24th Sunday after Pentecost; Post-feast of the Entrance of the Mother of God; The Holy Great-Martyr Catherine (310-13); the Holy Great-Martyr Mercurius (249-51)
Nativity Fast.
Read
Ephesians 2:14-22; Luke 8:41-56
Today’s Gospel offers us in the healing of the woman with the issue of blood and the raising of Jairus’ daughter two models of great faith. The woman is thinking, hoping, believing that “If I can just get near Him, if I can just touch Him, I will be healed.” Jairus is probably having similar thoughts: “If I can humble myself before Him and offer my petition that the teacher might save my dying daughter, He will heal her from her sickness.”
It also presents us with two corresponding examples of unbelief. Upon realizing that power had left Him by way of the healing of the woman, Our Lord asks “Who was it that touched me?” Peter’s response is in a way a mild rebuke of Jesus, he in essence says “What do you mean, of course someone touched you.
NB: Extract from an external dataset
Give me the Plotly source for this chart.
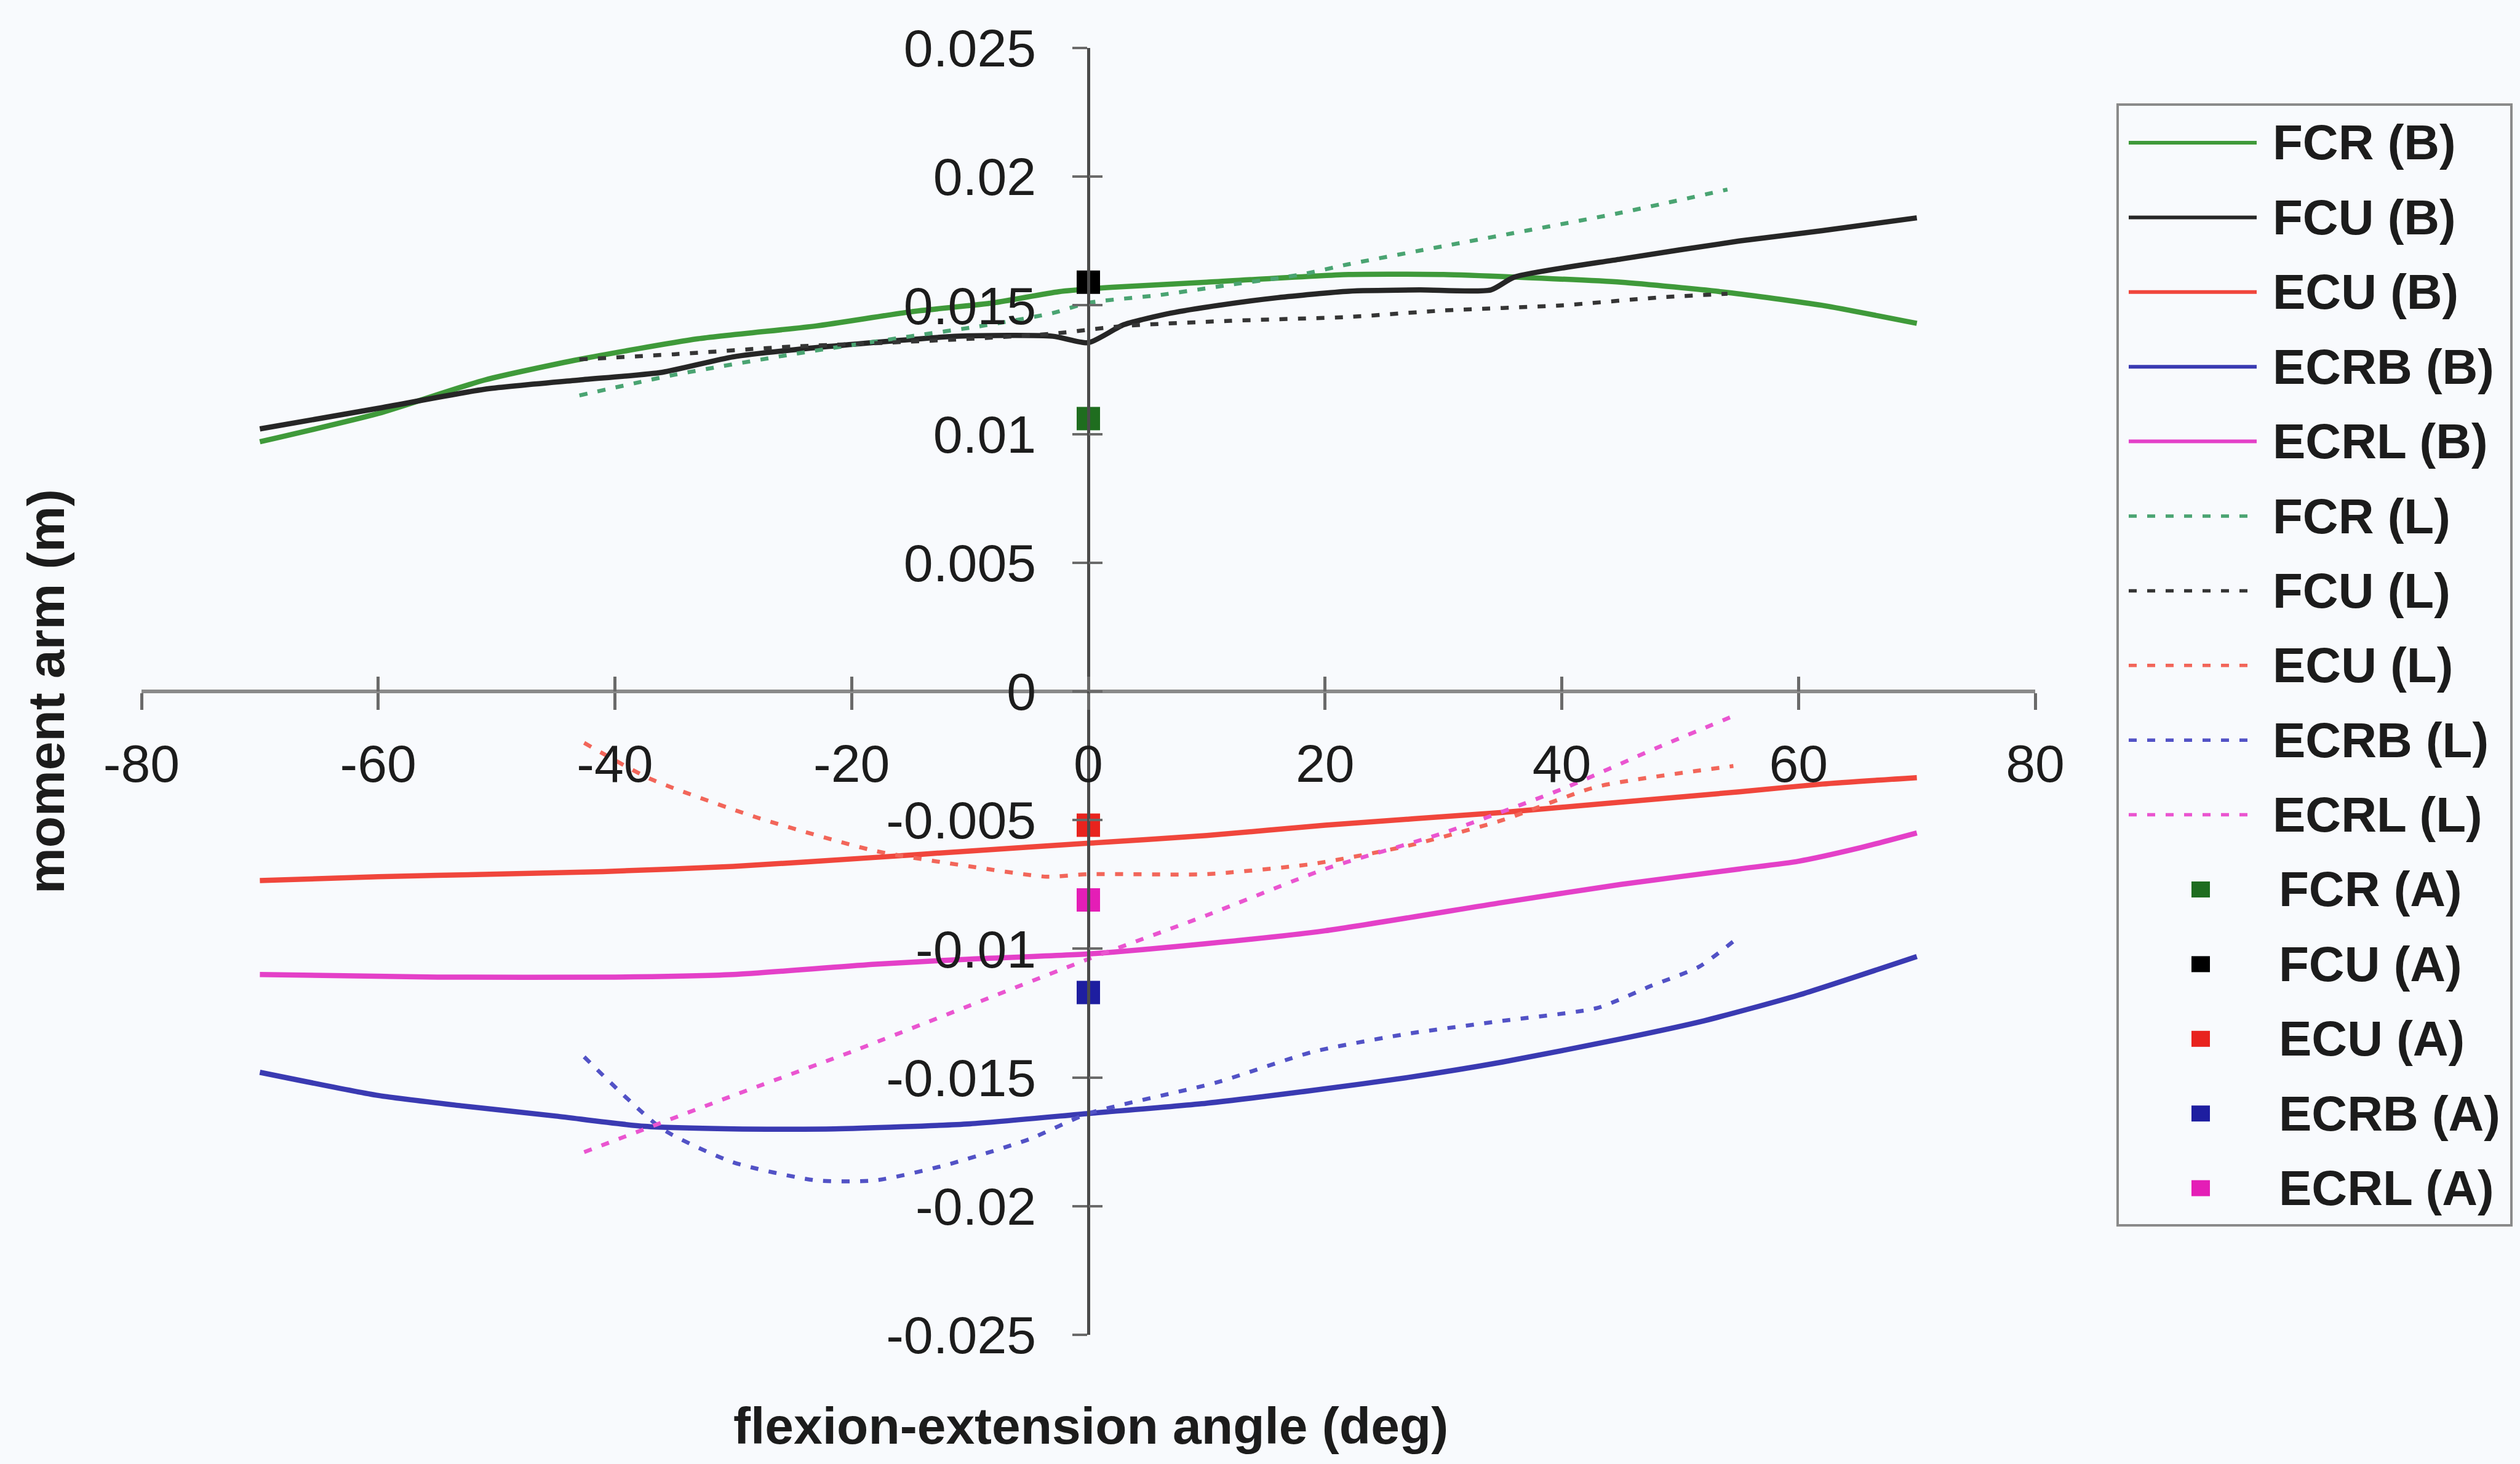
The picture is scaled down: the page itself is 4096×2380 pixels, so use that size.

You are surrounded by a crowd of people.” When the crowd hears that Jairus’ daughter has died, Our Lord stands alone in His infinite wisdom declaring that she is only sleeping. What is the crowd’s response? They mock and laugh out of disbelief, a reaction that reveals an ignorance of Our Lord’s power to heal. A similar crowd will mock, and laugh, and spit at Our Lord on His way to His crucifixion, revealing an even greater ignorance of Our Lord’s power to save.
These parallels of great belief and of disbelief in this passage parallel our own lives of faith. In our daily struggles we humble ourselves before the Lord with our petitions, our worries, our pains, and in our hope that God will act in our lives and heal us. Like the woman with the issue of blood we hope that in coming to Our Lord He will heal us. “Lord, if I can just touch You, I will be made well.” At other times in our lives we are the jeering crowd or the friend who doesn’t understand and we doubt God, we doubt His presence in our lives, and we often turn away.
Brothers and sisters, in the highs and lows of our walk with Christ, we must remember that we cannot always see fully how the Lord is acting in our lives, yet His is still powerfully present. If we desire to be healed we simply have to touch Him. But Our Lord in His abundant mercy doesn’t only permit us to touch Him, He invites us in the Holy Eucharist to be mystically joined to His saving body and blood. This great mystery of salvation not only heals us, but it conforms us to Him so that we might go out into the world and bring healing to others in His name.